DATA BLOCK =>

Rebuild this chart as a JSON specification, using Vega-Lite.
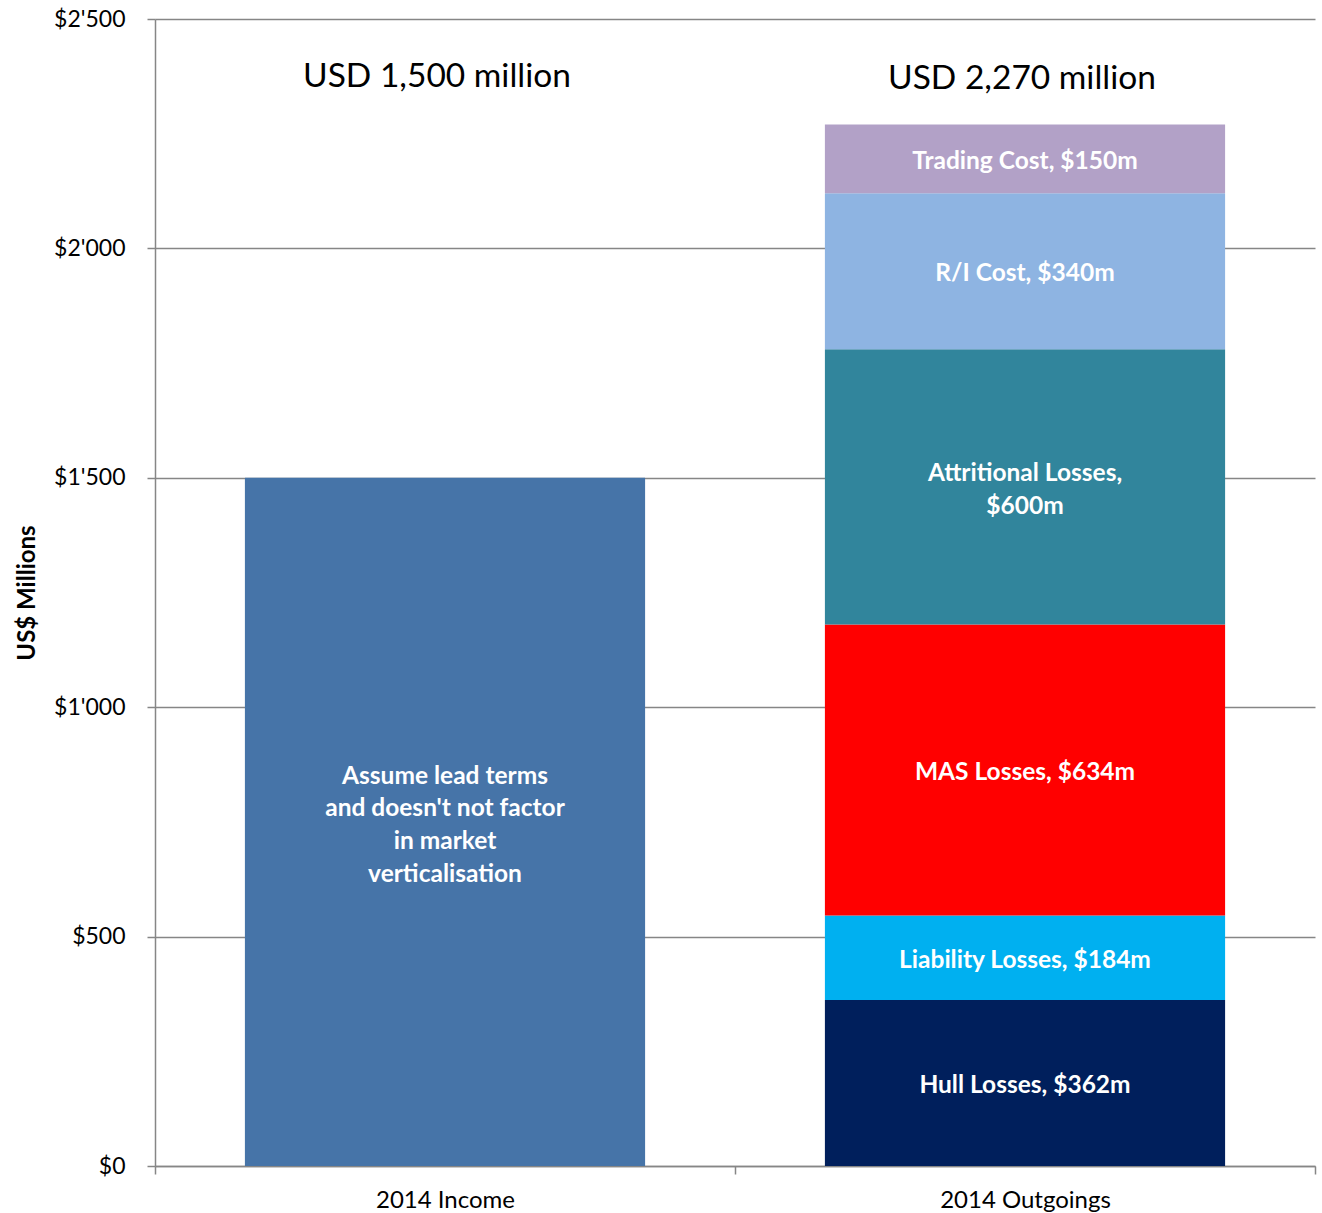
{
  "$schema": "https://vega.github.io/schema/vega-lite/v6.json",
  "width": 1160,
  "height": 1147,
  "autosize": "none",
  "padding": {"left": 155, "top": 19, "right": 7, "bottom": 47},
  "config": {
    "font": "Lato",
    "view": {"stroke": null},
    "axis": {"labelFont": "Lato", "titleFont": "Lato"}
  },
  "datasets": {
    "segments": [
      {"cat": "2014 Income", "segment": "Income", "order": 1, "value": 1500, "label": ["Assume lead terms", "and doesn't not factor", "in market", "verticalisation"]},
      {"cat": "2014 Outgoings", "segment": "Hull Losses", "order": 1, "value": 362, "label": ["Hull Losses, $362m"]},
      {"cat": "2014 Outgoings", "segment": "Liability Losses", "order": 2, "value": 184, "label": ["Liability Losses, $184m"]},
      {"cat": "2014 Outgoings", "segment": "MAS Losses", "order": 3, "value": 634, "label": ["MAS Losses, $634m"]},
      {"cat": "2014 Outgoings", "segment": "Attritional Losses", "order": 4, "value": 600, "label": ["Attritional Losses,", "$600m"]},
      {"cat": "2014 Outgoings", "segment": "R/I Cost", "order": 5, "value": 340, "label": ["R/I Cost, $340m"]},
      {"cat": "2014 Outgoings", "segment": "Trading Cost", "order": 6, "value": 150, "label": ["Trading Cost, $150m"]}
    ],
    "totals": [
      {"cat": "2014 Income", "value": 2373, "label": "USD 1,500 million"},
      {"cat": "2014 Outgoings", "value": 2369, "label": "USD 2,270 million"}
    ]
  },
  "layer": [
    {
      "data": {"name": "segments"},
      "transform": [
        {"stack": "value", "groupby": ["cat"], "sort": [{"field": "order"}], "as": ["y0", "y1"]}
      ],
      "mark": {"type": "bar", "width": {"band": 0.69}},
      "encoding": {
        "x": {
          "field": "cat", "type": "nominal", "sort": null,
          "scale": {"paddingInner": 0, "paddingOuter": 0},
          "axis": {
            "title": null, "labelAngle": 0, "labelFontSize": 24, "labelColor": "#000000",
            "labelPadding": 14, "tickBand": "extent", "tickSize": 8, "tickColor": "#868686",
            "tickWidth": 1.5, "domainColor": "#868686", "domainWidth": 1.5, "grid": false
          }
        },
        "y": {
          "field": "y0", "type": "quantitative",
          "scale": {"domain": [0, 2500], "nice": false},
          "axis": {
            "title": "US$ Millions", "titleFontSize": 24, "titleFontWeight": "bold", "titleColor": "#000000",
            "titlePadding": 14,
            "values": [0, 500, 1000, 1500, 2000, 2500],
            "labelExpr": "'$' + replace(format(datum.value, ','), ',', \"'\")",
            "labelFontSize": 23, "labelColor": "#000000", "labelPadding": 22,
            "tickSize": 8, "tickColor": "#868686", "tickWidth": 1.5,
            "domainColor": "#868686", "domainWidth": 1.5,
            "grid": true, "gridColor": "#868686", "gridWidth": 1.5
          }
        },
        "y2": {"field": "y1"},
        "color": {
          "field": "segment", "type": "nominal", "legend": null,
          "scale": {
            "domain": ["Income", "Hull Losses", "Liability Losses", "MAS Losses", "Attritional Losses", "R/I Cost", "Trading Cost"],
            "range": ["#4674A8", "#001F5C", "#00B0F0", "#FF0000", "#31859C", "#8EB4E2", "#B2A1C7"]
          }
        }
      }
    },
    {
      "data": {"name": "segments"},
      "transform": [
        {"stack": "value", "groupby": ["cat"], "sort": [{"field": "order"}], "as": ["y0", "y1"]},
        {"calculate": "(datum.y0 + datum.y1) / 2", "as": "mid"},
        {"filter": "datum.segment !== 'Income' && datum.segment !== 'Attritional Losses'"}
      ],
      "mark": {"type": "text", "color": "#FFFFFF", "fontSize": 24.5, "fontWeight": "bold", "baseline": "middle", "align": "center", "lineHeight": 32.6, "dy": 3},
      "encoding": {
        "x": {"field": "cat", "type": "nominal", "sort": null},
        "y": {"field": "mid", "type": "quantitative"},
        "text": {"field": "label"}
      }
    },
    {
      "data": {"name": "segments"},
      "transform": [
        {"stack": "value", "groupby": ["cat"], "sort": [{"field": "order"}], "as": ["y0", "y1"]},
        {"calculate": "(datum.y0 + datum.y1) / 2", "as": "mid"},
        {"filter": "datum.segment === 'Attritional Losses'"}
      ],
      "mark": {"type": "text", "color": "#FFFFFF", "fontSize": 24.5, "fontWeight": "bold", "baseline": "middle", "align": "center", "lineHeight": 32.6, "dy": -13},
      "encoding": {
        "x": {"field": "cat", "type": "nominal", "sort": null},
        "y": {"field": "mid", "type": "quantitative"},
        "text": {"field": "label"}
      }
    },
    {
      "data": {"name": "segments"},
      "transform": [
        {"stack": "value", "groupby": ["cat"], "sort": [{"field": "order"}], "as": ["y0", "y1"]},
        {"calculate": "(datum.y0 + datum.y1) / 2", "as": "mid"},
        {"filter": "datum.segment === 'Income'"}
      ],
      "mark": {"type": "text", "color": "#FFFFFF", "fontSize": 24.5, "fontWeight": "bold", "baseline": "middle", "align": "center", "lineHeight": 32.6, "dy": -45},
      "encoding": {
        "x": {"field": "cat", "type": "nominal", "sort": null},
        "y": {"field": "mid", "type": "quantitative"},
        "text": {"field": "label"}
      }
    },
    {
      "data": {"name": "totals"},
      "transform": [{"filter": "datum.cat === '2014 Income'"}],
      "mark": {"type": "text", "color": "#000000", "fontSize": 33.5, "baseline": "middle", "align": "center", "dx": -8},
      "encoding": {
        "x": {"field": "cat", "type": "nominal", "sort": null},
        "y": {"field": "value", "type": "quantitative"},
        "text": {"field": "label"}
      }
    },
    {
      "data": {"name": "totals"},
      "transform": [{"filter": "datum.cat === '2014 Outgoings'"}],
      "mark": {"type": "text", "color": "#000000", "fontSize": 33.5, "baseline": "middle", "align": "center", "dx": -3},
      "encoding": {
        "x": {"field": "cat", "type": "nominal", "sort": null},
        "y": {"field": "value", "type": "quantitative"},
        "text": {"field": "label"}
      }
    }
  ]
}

WHAT THIS TASK INVOLVES => Exactly as written, return every line of the listing, but not the pictures.

TASK SOLUTION =>
Rebuild this chart as a JSON specification, using Vega-Lite.
{
  "$schema": "https://vega.github.io/schema/vega-lite/v6.json",
  "width": 1160,
  "height": 1147,
  "autosize": "none",
  "padding": {"left": 155, "top": 19, "right": 7, "bottom": 47},
  "config": {
    "font": "Lato",
    "view": {"stroke": null},
    "axis": {"labelFont": "Lato", "titleFont": "Lato"}
  },
  "datasets": {
    "segments": [
      {"cat": "2014 Income", "segment": "Income", "order": 1, "value": 1500, "label": ["Assume lead terms", "and doesn't not factor", "in market", "verticalisation"]},
      {"cat": "2014 Outgoings", "segment": "Hull Losses", "order": 1, "value": 362, "label": ["Hull Losses, $362m"]},
      {"cat": "2014 Outgoings", "segment": "Liability Losses", "order": 2, "value": 184, "label": ["Liability Losses, $184m"]},
      {"cat": "2014 Outgoings", "segment": "MAS Losses", "order": 3, "value": 634, "label": ["MAS Losses, $634m"]},
      {"cat": "2014 Outgoings", "segment": "Attritional Losses", "order": 4, "value": 600, "label": ["Attritional Losses,", "$600m"]},
      {"cat": "2014 Outgoings", "segment": "R/I Cost", "order": 5, "value": 340, "label": ["R/I Cost, $340m"]},
      {"cat": "2014 Outgoings", "segment": "Trading Cost", "order": 6, "value": 150, "label": ["Trading Cost, $150m"]}
    ],
    "totals": [
      {"cat": "2014 Income", "value": 2373, "label": "USD 1,500 million"},
      {"cat": "2014 Outgoings", "value": 2369, "label": "USD 2,270 million"}
    ]
  },
  "layer": [
    {
      "data": {"name": "segments"},
      "transform": [
        {"stack": "value", "groupby": ["cat"], "sort": [{"field": "order"}], "as": ["y0", "y1"]}
      ],
      "mark": {"type": "bar", "width": {"band": 0.69}},
      "encoding": {
        "x": {
          "field": "cat", "type": "nominal", "sort": null,
          "scale": {"paddingInner": 0, "paddingOuter": 0},
          "axis": {
            "title": null, "labelAngle": 0, "labelFontSize": 24, "labelColor": "#000000",
            "labelPadding": 14, "tickBand": "extent", "tickSize": 8, "tickColor": "#868686",
            "tickWidth": 1.5, "domainColor": "#868686", "domainWidth": 1.5, "grid": false
          }
        },
        "y": {
          "field": "y0", "type": "quantitative",
          "scale": {"domain": [0, 2500], "nice": false},
          "axis": {
            "title": "US$ Millions", "titleFontSize": 24, "titleFontWeight": "bold", "titleColor": "#000000",
            "titlePadding": 14,
            "values": [0, 500, 1000, 1500, 2000, 2500],
            "labelExpr": "'$' + replace(format(datum.value, ','), ',', \"'\")",
            "labelFontSize": 23, "labelColor": "#000000", "labelPadding": 22,
            "tickSize": 8, "tickColor": "#868686", "tickWidth": 1.5,
            "domainColor": "#868686", "domainWidth": 1.5,
            "grid": true, "gridColor": "#868686", "gridWidth": 1.5
          }
        },
        "y2": {"field": "y1"},
        "color": {
          "field": "segment", "type": "nominal", "legend": null,
          "scale": {
            "domain": ["Income", "Hull Losses", "Liability Losses", "MAS Losses", "Attritional Losses", "R/I Cost", "Trading Cost"],
            "range": ["#4674A8", "#001F5C", "#00B0F0", "#FF0000", "#31859C", "#8EB4E2", "#B2A1C7"]
          }
        }
      }
    },
    {
      "data": {"name": "segments"},
      "transform": [
        {"stack": "value", "groupby": ["cat"], "sort": [{"field": "order"}], "as": ["y0", "y1"]},
        {"calculate": "(datum.y0 + datum.y1) / 2", "as": "mid"},
        {"filter": "datum.segment !== 'Income' && datum.segment !== 'Attritional Losses'"}
      ],
      "mark": {"type": "text", "color": "#FFFFFF", "fontSize": 24.5, "fontWeight": "bold", "baseline": "middle", "align": "center", "lineHeight": 32.6, "dy": 3},
      "encoding": {
        "x": {"field": "cat", "type": "nominal", "sort": null},
        "y": {"field": "mid", "type": "quantitative"},
        "text": {"field": "label"}
      }
    },
    {
      "data": {"name": "segments"},
      "transform": [
        {"stack": "value", "groupby": ["cat"], "sort": [{"field": "order"}], "as": ["y0", "y1"]},
        {"calculate": "(datum.y0 + datum.y1) / 2", "as": "mid"},
        {"filter": "datum.segment === 'Attritional Losses'"}
      ],
      "mark": {"type": "text", "color": "#FFFFFF", "fontSize": 24.5, "fontWeight": "bold", "baseline": "middle", "align": "center", "lineHeight": 32.6, "dy": -13},
      "encoding": {
        "x": {"field": "cat", "type": "nominal", "sort": null},
        "y": {"field": "mid", "type": "quantitative"},
        "text": {"field": "label"}
      }
    },
    {
      "data": {"name": "segments"},
      "transform": [
        {"stack": "value", "groupby": ["cat"], "sort": [{"field": "order"}], "as": ["y0", "y1"]},
        {"calculate": "(datum.y0 + datum.y1) / 2", "as": "mid"},
        {"filter": "datum.segment === 'Income'"}
      ],
      "mark": {"type": "text", "color": "#FFFFFF", "fontSize": 24.5, "fontWeight": "bold", "baseline": "middle", "align": "center", "lineHeight": 32.6, "dy": -45},
      "encoding": {
        "x": {"field": "cat", "type": "nominal", "sort": null},
        "y": {"field": "mid", "type": "quantitative"},
        "text": {"field": "label"}
      }
    },
    {
      "data": {"name": "totals"},
      "transform": [{"filter": "datum.cat === '2014 Income'"}],
      "mark": {"type": "text", "color": "#000000", "fontSize": 33.5, "baseline": "middle", "align": "center", "dx": -8},
      "encoding": {
        "x": {"field": "cat", "type": "nominal", "sort": null},
        "y": {"field": "value", "type": "quantitative"},
        "text": {"field": "label"}
      }
    },
    {
      "data": {"name": "totals"},
      "transform": [{"filter": "datum.cat === '2014 Outgoings'"}],
      "mark": {"type": "text", "color": "#000000", "fontSize": 33.5, "baseline": "middle", "align": "center", "dx": -3},
      "encoding": {
        "x": {"field": "cat", "type": "nominal", "sort": null},
        "y": {"field": "value", "type": "quantitative"},
        "text": {"field": "label"}
      }
    }
  ]
}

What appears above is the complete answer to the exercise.